Just over four out five Australian financial services licensees permitted to give personal advice to retail clients have fewer than 10 advisers, illustrating how disjointed the licensee landscape has become.
The latest quarterly Adviser Ratings ‘Musical Chairs’ report found 81.5 per cent (1518 of 1863 AFSLs) are privately-owned and have fewer than 10 advisers.
Adviser Ratings defines “privately owned” as licensees that aren’t owned by banks, industry funds or not-for-profits, and are not in a business with diversified business lines.
But while representing a significant majority of all licensees, they collectively only account for 4193 advisers (27 per cent) on the ASIC Financial Adviser Register, down by only 102 advisers from 4192 in December 2018, on the eve of the Hayne royal commission.
How the regulator will monitor a fragmented landscape has been raised as a concern with a former commissioner recently conceding it has been a challenge to monitor the proliferation of smaller licensees.
The number of bank-owned authorised representatives was 4960 on December 2018 when the industry was at its peak of 28,000 advisers. With the big four banks having exited, that has since declined to 220 advisers.
Limited licensees, who are authorised representatives that can only give advice on limited topics, declined from 1385 to 156.
The number of advisers operating under an industry fund-owned license has almost halved, from 1050 at the end of 2018 to 592.
Diversified licensees (defined as licensees within a business with other core reporting lines) declined from 5179 to 2280.

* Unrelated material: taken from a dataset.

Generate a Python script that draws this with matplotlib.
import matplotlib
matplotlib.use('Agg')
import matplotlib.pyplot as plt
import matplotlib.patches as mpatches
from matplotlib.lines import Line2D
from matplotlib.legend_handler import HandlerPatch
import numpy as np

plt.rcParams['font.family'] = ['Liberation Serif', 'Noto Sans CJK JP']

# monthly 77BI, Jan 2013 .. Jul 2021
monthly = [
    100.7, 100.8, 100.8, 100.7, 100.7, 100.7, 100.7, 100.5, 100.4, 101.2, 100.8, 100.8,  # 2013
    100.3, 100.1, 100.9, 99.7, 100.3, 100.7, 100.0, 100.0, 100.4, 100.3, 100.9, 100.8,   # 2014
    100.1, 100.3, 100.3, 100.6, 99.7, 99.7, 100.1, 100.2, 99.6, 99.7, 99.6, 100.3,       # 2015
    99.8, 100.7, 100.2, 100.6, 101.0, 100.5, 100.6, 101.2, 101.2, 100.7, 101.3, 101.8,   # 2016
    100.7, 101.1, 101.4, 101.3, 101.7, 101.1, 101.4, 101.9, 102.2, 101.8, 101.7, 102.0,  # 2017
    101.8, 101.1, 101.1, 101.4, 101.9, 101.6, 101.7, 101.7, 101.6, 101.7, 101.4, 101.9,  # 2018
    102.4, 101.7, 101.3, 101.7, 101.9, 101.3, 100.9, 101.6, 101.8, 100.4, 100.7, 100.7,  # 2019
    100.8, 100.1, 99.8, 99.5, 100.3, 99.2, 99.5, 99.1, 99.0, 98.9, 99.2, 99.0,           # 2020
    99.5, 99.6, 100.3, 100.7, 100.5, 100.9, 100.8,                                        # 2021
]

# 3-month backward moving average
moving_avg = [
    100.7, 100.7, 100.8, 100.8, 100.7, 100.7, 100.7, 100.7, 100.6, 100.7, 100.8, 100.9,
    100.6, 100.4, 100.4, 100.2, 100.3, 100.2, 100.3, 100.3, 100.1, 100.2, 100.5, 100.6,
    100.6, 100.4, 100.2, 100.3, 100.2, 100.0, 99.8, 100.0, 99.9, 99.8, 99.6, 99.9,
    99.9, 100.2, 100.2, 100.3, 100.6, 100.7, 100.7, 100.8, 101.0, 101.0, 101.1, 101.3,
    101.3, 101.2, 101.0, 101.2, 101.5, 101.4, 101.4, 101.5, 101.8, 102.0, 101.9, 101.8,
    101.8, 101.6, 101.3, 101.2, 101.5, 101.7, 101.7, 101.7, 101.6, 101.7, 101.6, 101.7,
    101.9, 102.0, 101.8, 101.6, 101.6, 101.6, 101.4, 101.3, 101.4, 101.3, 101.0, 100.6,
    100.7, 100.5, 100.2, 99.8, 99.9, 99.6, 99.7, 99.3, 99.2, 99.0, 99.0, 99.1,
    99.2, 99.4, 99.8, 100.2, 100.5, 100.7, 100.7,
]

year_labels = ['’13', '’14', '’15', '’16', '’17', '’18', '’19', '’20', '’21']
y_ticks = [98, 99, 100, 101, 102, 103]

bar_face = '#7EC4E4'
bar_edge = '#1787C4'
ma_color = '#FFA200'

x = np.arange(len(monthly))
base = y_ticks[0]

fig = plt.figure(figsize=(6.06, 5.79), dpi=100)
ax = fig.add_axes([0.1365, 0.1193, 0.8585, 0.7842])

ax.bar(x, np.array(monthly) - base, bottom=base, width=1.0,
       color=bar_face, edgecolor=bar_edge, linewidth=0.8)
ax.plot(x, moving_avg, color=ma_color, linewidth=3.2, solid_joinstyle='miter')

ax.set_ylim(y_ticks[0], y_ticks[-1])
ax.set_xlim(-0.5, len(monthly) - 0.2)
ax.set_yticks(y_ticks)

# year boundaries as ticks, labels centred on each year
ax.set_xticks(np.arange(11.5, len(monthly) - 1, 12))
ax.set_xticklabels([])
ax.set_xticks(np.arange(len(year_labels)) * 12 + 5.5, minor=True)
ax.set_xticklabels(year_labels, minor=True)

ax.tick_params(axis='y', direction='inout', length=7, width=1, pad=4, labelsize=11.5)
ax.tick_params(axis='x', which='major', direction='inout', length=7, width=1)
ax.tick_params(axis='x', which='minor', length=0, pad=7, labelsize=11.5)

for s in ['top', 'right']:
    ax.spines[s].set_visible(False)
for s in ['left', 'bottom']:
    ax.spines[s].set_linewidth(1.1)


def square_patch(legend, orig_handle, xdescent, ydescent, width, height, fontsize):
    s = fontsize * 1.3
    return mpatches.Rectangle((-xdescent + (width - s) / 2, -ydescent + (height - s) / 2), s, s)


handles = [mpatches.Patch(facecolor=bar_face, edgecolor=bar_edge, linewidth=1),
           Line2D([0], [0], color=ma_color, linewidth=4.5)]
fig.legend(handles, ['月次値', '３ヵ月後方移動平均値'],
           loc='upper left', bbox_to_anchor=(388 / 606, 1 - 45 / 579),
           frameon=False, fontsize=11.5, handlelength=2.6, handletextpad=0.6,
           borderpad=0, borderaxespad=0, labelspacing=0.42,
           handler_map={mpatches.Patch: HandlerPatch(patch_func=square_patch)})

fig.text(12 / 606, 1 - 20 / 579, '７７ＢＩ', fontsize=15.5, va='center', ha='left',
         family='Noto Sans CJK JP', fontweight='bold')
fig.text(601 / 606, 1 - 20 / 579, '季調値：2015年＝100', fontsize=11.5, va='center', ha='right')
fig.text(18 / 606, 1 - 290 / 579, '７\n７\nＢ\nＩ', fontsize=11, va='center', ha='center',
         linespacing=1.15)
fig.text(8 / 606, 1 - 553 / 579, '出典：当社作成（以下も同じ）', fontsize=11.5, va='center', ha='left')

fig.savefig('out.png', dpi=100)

Privately-owned mid-size (11 to 100 advisers) and larger privately-owned (more than 100 advisers) licensees have seen drops from 4143 to 3235 and from 4341 to 3095, respectively.

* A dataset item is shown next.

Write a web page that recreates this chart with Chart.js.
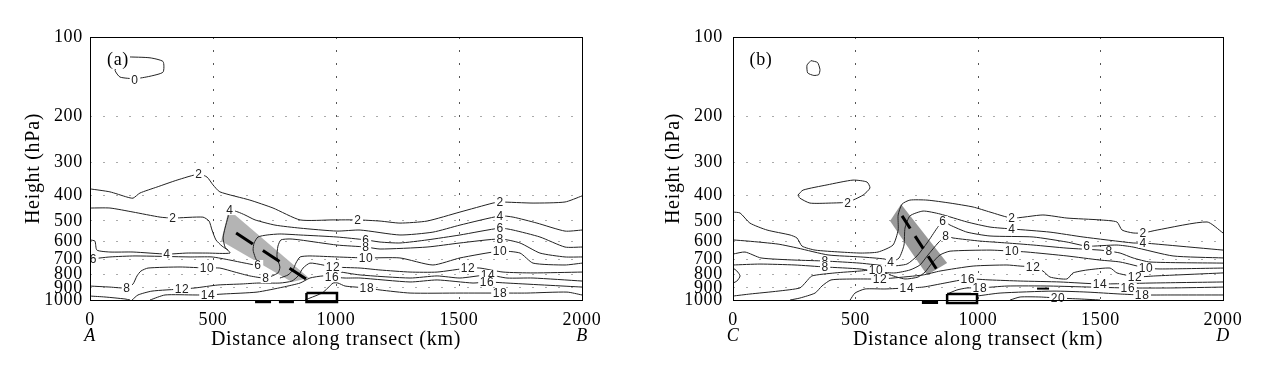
<!DOCTYPE html>
<html>
<head>
<meta charset="utf-8">
<script src="https://cdn.jsdelivr.net/npm/chart.js@4.4.0/dist/chart.umd.min.js"></script>
<style>
  body { margin: 0; background: #fff; width: 1274px; height: 375px; overflow: hidden; position: relative; }
  canvas { position: absolute; top: 0; }
  #chartA { left: 0; }
  #chartB { left: 637px; }
</style>
</head>
<body>
<canvas id="chartA" width="637" height="375"></canvas>
<canvas id="chartB" width="637" height="375"></canvas>
<script>
/**************** AXES ****************/
const xTicks = [0, 500, 1000, 1500, 2000];
const pTicks = [100, 200, 300, 400, 500, 600, 700, 800, 900, 1000];

/**************** PANEL (a) CONTOURS  [km, hPa] ****************/
const a0 = [[150,119],[244,120],[297,124],[297,136],[244,141],[183,144],[122,142],[102,134],[114,126],[150,119]];
const a2u = [[0,378],[81,388],[150,406],[175,410],[203,392],[272,372],[354,350],[443,332],[476,341],[500,365],[528,388],[650,417],[744,447],[854,496],[988,496],[1089,496],[1179,501],[1260,510],[1370,501],[1504,463],[1638,428],[1667,424],[1801,428],[1931,424],[2000,402]];
const a2l = [[0,447],[81,447],[175,463],[285,484],[337,488],[459,484],[484,501],[496,542],[512,591],[537,624],[561,646]];
const a4 = [[2000,542],[1931,547],[1817,510],[1720,484],[1667,479],[1504,519],[1394,552],[1260,566],[1098,542],[1004,547],[854,533],[752,519],[671,496],[630,475],[602,463],[569,455],[561,484],[549,533],[541,581],[549,629],[569,663],[476,663],[394,663],[313,669],[175,657],[81,657],[28,646],[20,597],[0,591]];
const a6 = [[2000,629],[1931,629],[1829,576],[1720,542],[1667,533],[1504,566],[1370,591],[1260,607],[1179,602],[1122,591],[1004,576],[854,566],[772,561],[720,566],[683,576],[667,607],[663,646],[671,686],[683,736],[630,724],[569,705],[496,686],[407,686],[183,680],[81,686],[0,699]];
const a8 = [[2000,686],[1931,686],[1829,663],[1748,607],[1667,586],[1504,607],[1370,629],[1179,640],[1122,629],[1004,618],[854,591],[813,586],[776,591],[764,624],[760,686],[772,749],[764,789],[715,825],[650,810],[589,783],[528,756],[476,756],[366,749],[236,756],[207,776],[191,810],[175,869],[150,900],[81,893],[0,885]];
const a10 = [[2000,724],[1931,736],[1801,724],[1748,663],[1667,652],[1504,692],[1394,736],[1260,692],[1122,692],[1004,686],[894,680],[854,686],[837,724],[825,769],[805,803],[772,825]];
const a12 = [[2000,783],[1801,789],[1679,783],[1585,756],[1537,756],[1411,783],[1301,783],[1179,769],[1098,756],[988,749],[947,736],[894,724],[866,756],[846,810],[821,847],[772,862],[683,862],[618,869],[520,877],[427,900],[374,908],[252,925],[195,957],[171,1000]];
const a14 = [[996,776],[1098,803],[1301,825],[1411,810],[1504,825],[1618,803],[1695,825],[1801,825],[2000,847]];
const a16 = [[244,1000],[305,957],[427,957],[480,957],[541,949],[679,933],[785,893],[854,862],[894,825],[947,810],[984,818],[1037,825],[1098,825],[1301,854],[1411,839],[1557,862],[1614,854],[1695,862],[2000,893]];
const a18 = [[2000,957],[1939,933],[1776,941],[1667,941],[1504,941],[1301,941],[1179,916],[1126,900],[1037,885],[1008,862],[988,862],[967,900],[943,941],[894,983],[874,1000]];
const aBase = [[0,966],[61,974],[142,991],[163,1000]];

const aBand = [[561,467],[585,471],[890,825],[821,854],[533,597],[561,467]];
const aFront = [[594,556],[878,832]];
const aBox = [[880,941],[1004,941],[1004,1018],[880,1018],[880,941]];
const aDash1 = [[671,1015],[736,1015]];
const aDash2 = [[768,1015],[829,1015]];

const aLabels = [
  [183,145,'0'],[443,332,'2'],[1089,496,'2'],[1667,424,'2'],[337,488,'2'],
  [569,455,'4'],[1667,479,'4'],[313,669,'4'],
  [683,736,'6'],[1122,591,'6'],[1667,533,'6'],[14,699,'6'],
  [1122,629,'8'],[1667,586,'8'],[715,825,'8'],[150,900,'8'],
  [476,756,'10'],[1122,692,'10'],[1667,652,'10'],
  [988,749,'12'],[1537,756,'12'],[374,908,'12'],
  [1618,803,'14'],[480,957,'14'],
  [984,818,'16'],[1614,854,'16'],
  [1126,900,'18'],[1667,941,'18']
];

/**************** PANEL (b) CONTOURS  [km, hPa] ****************/
const b0 = [[318,123],[345,125],[355,133],[350,139],[330,140],[305,137],[302,128],[318,123]];
const b2loop = [[265,399],[286,382],[384,365],[490,350],[547,356],[559,375],[531,399],[469,424],[396,428],[314,428],[273,410],[265,399]];
const b2 = [[0,463],[29,467],[69,510],[139,542],[233,566],[261,581],[282,624],[335,646],[437,657],[522,663],[592,657],[653,618],[674,542],[674,475],[690,432],[722,417],[792,417],[886,428],[980,443],[1049,463],[1139,488],[1265,475],[1363,488],[1498,496],[1567,505],[1588,542],[1633,556],[1674,556],[1731,542],[1935,505],[2000,556]];
const b4 = [[0,591],[61,597],[184,613],[265,635],[388,674],[522,686],[620,699],[645,717],[678,692],[698,618],[702,533],[722,479],[776,459],[845,471],[955,505],[1049,528],[1139,537],[1294,552],[1429,576],[1633,607],[1674,607],[1772,618],[2000,646]];
const b6 = [[0,669],[49,657],[114,692],[253,705],[376,711],[518,724],[641,743],[710,730],[751,680],[792,607],[833,533],[857,501],[886,519],[955,552],[1049,571],[1225,576],[1363,602],[1445,624],[1567,618],[1633,629],[1796,680],[2000,692]];
const b8 = [[0,736],[110,730],[253,736],[376,749],[518,762],[600,783],[661,789],[722,769],[763,736],[796,674],[837,607],[869,571],[898,581],[1008,597],[1118,607],[1225,618],[1363,635],[1498,646],[1535,652],[1580,663],[1633,692],[1702,717],[2000,724]];
const b10 = [[0,966],[69,949],[184,925],[273,900],[298,854],[322,810],[416,789],[518,776],[584,769],[641,803],[702,832],[755,818],[784,783],[812,724],[845,674],[886,652],[1049,646],[1139,652],[1200,657],[1363,680],[1498,705],[1580,717],[1686,756],[1743,762],[2000,756]];
const b12 = [[233,1000],[273,983],[335,941],[363,885],[400,839],[498,832],[600,832],[653,825],[776,803],[845,776],[980,743],[1118,736],[1172,743],[1225,749],[1265,776],[1294,818],[1363,832],[1388,789],[1445,769],[1539,756],[1567,789],[1620,810],[1641,818],[1723,810],[2000,789]];
const b14 = [[478,1000],[498,941],[539,908],[620,908],[710,900],[776,893],[865,862],[959,832],[1049,839],[1172,847],[1335,854],[1498,869],[1702,862],[2000,854]];
const b16 = [[874,949],[914,916],[955,900],[1008,900],[1118,885],[1294,885],[1457,893],[1612,900],[1784,900],[2000,893]];
const b18 = [[996,966],[1090,941],[1306,925],[1445,933],[1580,949],[1670,957],[1784,957],[2000,957]];
const b20 = [[1131,1000],[1172,974],[1253,974],[1327,983],[1416,991],[1498,1000]];
const bBump = [[0,756],[16,776],[29,810],[16,847],[0,862]];
const bMark = [[1241,905],[1290,905]];

const bBand = [[686,432],[874,724],[792,803],[641,501],[686,432]];
const bFront = [[690,479],[833,769]];
const bBox = [[874,949],[996,949],[996,1027],[874,1027],[874,949]];
const bDash = [[771,1022],[837,1022]];

const bLabels = [
  [469,428,'2'],[1139,488,'2'],[1674,556,'2'],
  [645,717,'4'],[1139,537,'4'],[1674,607,'4'],
  [857,501,'6'],[1445,624,'6'],
  [376,711,'8'],[376,749,'8'],[869,571,'8'],[1535,652,'8'],
  [584,769,'10'],[1139,652,'10'],[1686,756,'10'],
  [600,832,'12'],[1225,749,'12'],[1641,818,'12'],
  [710,900,'14'],[1498,869,'14'],
  [959,832,'16'],[1612,900,'16'],
  [1008,900,'18'],[1670,957,'18'],
  [1327,983,'20']
];

/**************** HELPERS ****************/
const SERIF = '"Liberation Serif", "Times New Roman", serif';
const pts = arr => arr.map(([x, p]) => ({ x, y: p }));

function contour(arr) {
  return { data: pts(arr), showLine: true, borderColor: '#222', borderWidth: 1,
           pointRadius: 0, tension: 0.2, fill: false, order: 5 };
}
function band(arr, color) {
  return { data: pts(arr), showLine: true, borderWidth: 0, borderColor: color,
           backgroundColor: color, pointRadius: 0, tension: 0, fill: 'shape', order: 10 };
}
function mark(arr, width, dash) {
  return { data: pts(arr), showLine: true, borderColor: '#000', borderWidth: width,
           borderDash: dash || [], pointRadius: 0, tension: 0, fill: false, order: 1, clip: false };
}

/**************** DECORATION PLUGIN ****************/
const panelDeco = {
  id: 'panelDeco',
  beforeDraw(chart) {
    // the printed figure uses slightly spaced lettering
    chart.ctx.letterSpacing = '0.7px';
  },
  afterDatasetsDraw(chart, args, opts) {
    const { ctx, chartArea: a, scales: { x, y } } = chart;
    ctx.save();

    // contour value labels, with a gap in the line
    ctx.font = '12px "Liberation Sans", Arial, sans-serif';
    ctx.textAlign = 'center';
    ctx.textBaseline = 'middle';
    opts.labels.forEach(([v, p, t]) => {
      const px = x.getPixelForValue(v);
      const py = y.getPixelForValue(p);
      const w = ctx.measureText(t).width + 3;
      ctx.fillStyle = '#fff';
      ctx.fillRect(px - w / 2, py - 5, w, 10);
      ctx.fillStyle = '#222';
      ctx.fillText(t, px, py + 1);
    });

    // panel tag
    ctx.font = '18px ' + SERIF;
    const tw = ctx.measureText(opts.tag).width;
    ctx.fillStyle = '#fff';
    ctx.fillRect(a.left + 28 - tw / 2 - 1, a.top + 14, tw + 2, 18);
    ctx.fillStyle = '#000';
    ctx.fillText(opts.tag, a.left + 28, a.top + 23);

    // transect end letters
    ctx.font = 'italic 18px ' + SERIF;
    ctx.fillText(opts.ends[0], x.getPixelForValue(0), 336);
    ctx.fillText(opts.ends[1], x.getPixelForValue(2000), 336);

    // frame
    ctx.strokeStyle = '#000';
    ctx.lineWidth = 1;
    ctx.strokeRect(Math.round(a.left) + 0.5, Math.round(a.top) + 0.5,
                   Math.round(a.right - a.left), Math.round(a.bottom - a.top));
    ctx.restore();
  }
};

/**************** CHART BUILDER ****************/
function buildChart(id, datasets, labels, tag, ends, yWidth, tickPad, titlePad, rightPad) {
  return new Chart(document.getElementById(id), {
    type: 'scatter',
    data: { datasets },
    options: {
      responsive: false,
      animation: false,
      layout: { padding: { top: 37, right: rightPad, bottom: 0, left: 0 } },
      plugins: {
        legend: { display: false },
        tooltip: { enabled: false },
        panelDeco: { labels, tag, ends }
      },
      scales: {
        x: {
          type: 'linear', min: 0, max: 2000,
          afterBuildTicks: s => { s.ticks = xTicks.map(v => ({ value: v })); },
          afterFit: s => { s.height = 75; },
          grid: {
            drawTicks: false, lineWidth: 1,
            color: c => (c.tick && (c.tick.value === 0 || c.tick.value === 2000)) ? 'rgba(0,0,0,0)' : '#555',
            borderDash: [2, 11]
          },
          border: { display: false, dash: [2, 11] },
          ticks: { color: '#000', padding: 9, maxRotation: 0, autoSkip: false,
                   font: { family: SERIF, size: 18 }, callback: v => String(v) },
          title: { display: true, text: 'Distance along transect (km)', color: '#000',
                   font: { family: SERIF, size: 20 }, padding: { top: 0, bottom: 23 } }
        },
        y: {
          type: 'logarithmic', min: 100, max: 1000, reverse: true,
          afterBuildTicks: s => { s.ticks = pTicks.map(v => ({ value: v })); },
          afterFit: s => { s.width = yWidth; },
          grid: {
            drawTicks: false, lineWidth: 1,
            color: c => (c.tick && (c.tick.value === 100 || c.tick.value === 1000)) ? 'rgba(0,0,0,0)' : '#aaa',
            borderDash: [2, 11]
          },
          border: { display: false, dash: [2, 11] },
          ticks: { color: '#000', padding: tickPad, autoSkip: false,
                   font: { family: SERIF, size: 18 }, callback: v => String(v) },
          title: { display: true, text: 'Height (hPa)', color: '#000',
                   font: { family: SERIF, size: 20 }, padding: { top: titlePad, bottom: 0 } }
        }
      }
    },
    plugins: [panelDeco]
  });
}

/**************** DRAW ****************/
const dsA = [
  band(aBand, '#b4b4b4'),
  ...[a0, a2u, a2l, a4, a6, a8, a10, a12, a14, a16, a18, aBase].map(contour),
  mark(aFront, 3, [20, 12]),
  mark(aBox, 2.5),
  mark(aDash1, 3),
  mark(aDash2, 3)
];
const dsB = [
  band(bBand, '#999999'),
  ...[b0, b2loop, b2, b4, b6, b8, b10, b12, b14, b16, b18, b20, bBump].map(contour),
  mark(bMark, 2),
  mark(bFront, 3, [15, 9]),
  mark(bBox, 2.5),
  mark(bDash, 3)
];

buildChart('chartA', dsA, aLabels, '(a)', ['A', 'B'], 90, 7, 22, 55);
buildChart('chartB', dsB, bLabels, '(b)', ['C', 'D'], 96, 10, 25, 51);
</script>
</body>
</html>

The report said that during the last quarter of last year new licensee registrations outpaced voluntary closures. There were 17 new licensees established by solo advisers, and 13 licensees set up with two to five advisers.
“As we’ve seen previously, there was a strong appetite for new licensees from solo operators,” the report said.

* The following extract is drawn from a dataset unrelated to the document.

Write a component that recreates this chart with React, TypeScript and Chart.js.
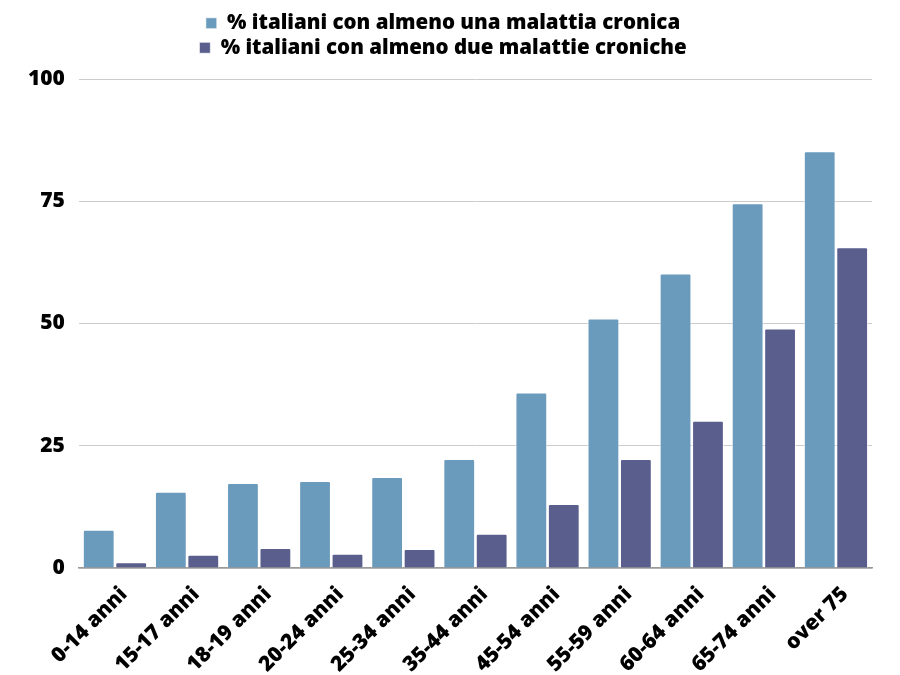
import React, { useRef, useEffect } from "react";
import { Chart, registerables } from "chart.js";

Chart.register(...registerables);

const categories = [
  "0-14 anni",
  "15-17 anni",
  "18-19 anni",
  "20-24 anni",
  "25-34 anni",
  "35-44 anni",
  "45-54 anni",
  "55-59 anni",
  "60-64 anni",
  "65-74 anni",
  "over 75",
];
const almenoUna = [7.8, 15.6, 17.4, 17.8, 18.6, 22.3, 35.9, 51.0, 60.2, 74.6, 85.2];
const almenoDue = [1.2, 2.7, 4.1, 2.9, 3.9, 7.0, 13.1, 22.3, 30.1, 49.0, 65.6];
const yTicks = [0, 25, 50, 75, 100];

const FONT = "'Open Sans', 'Noto Sans', sans-serif";

// extra space under the legend
const legendMargin = {
  id: "legendMargin",
  beforeInit(chart: any) {
    const fit = chart.legend.fit;
    chart.legend.fit = function () {
      fit.bind(chart.legend)();
      this.height += 11;
    };
  },
};

const App: React.FC = () => {
  const canvasRef = useRef<HTMLCanvasElement | null>(null);
  const chartRef = useRef<Chart | null>(null);

  useEffect(() => {
    document.body.style.margin = "0";
    if (!canvasRef.current) return;
    if (chartRef.current) chartRef.current.destroy();

    chartRef.current = new Chart(canvasRef.current, {
      type: "bar",
      data: {
        labels: categories,
        datasets: [
          {
            label: "% italiani con almeno una malattia cronica",
            data: almenoUna,
            backgroundColor: "#6a9bbd",
            borderColor: "rgba(255,255,255,0.7)",
            borderWidth: 1,
            borderRadius: 2,
            borderSkipped: "bottom",
            barPercentage: 0.98,
            categoryPercentage: 0.9,
          },
          {
            label: "% italiani con almeno due malattie croniche",
            data: almenoDue,
            backgroundColor: "#5a5e8d",
            borderColor: "rgba(255,255,255,0.7)",
            borderWidth: 1,
            borderRadius: 2,
            borderSkipped: "bottom",
            barPercentage: 0.98,
            categoryPercentage: 0.9,
          },
        ],
      },
      options: {
        responsive: false,
        animation: false,
        layout: { padding: { top: 9, right: 28, left: 14, bottom: 0 } },
        plugins: {
          legend: {
            position: "top",
            labels: {
              color: "#000",
              font: { family: FONT, size: 20.5, weight: "800" },
              boxWidth: 11,
              boxHeight: 11,
              padding: 4,
            },
          },
          tooltip: { enabled: false },
        },
        scales: {
          x: {
            grid: { display: false, drawTicks: false },
            border: { color: "#999", width: 1.5 },
            afterFit: (scale: any) => {
              scale.height = 107;
            },
            ticks: {
              color: "#000",
              font: { family: FONT, size: 21, weight: "800" },
              minRotation: 45,
              maxRotation: 45,
              padding: 14,
              labelOffset: 9,
            },
          },
          y: {
            min: 0,
            max: 100,
            afterBuildTicks: (scale: any) => {
              scale.ticks = yTicks.map((v) => ({ value: v }));
            },
            grid: { color: "#cccccc", drawTicks: false },
            border: { display: false },
            ticks: {
              color: "#000",
              font: { family: FONT, size: 21, weight: "800" },
              padding: 14,
            },
          },
        },
      },
      plugins: [legendMargin],
    });

    return () => {
      if (chartRef.current) {
        chartRef.current.destroy();
        chartRef.current = null;
      }
    };
  }, []);

  return (
    <div style={{ width: 900, height: 675, background: "#fff" }}>
      <canvas ref={canvasRef} width={900} height={675} />
    </div>
  );
};

export default App;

“In fact, more than half of the licensee set-ups were applied for by advisers planning to go it alone. The remainder of licensee establishments were set up to host between two and five advisers.”
The report said well-established AFSLs were “once again well represented” among the 17 licensees closed, with 13 being six years old or older.
“Most closures were among licensees that had been operating for six years or more, while several had been set up more than a decade ago,” the report said.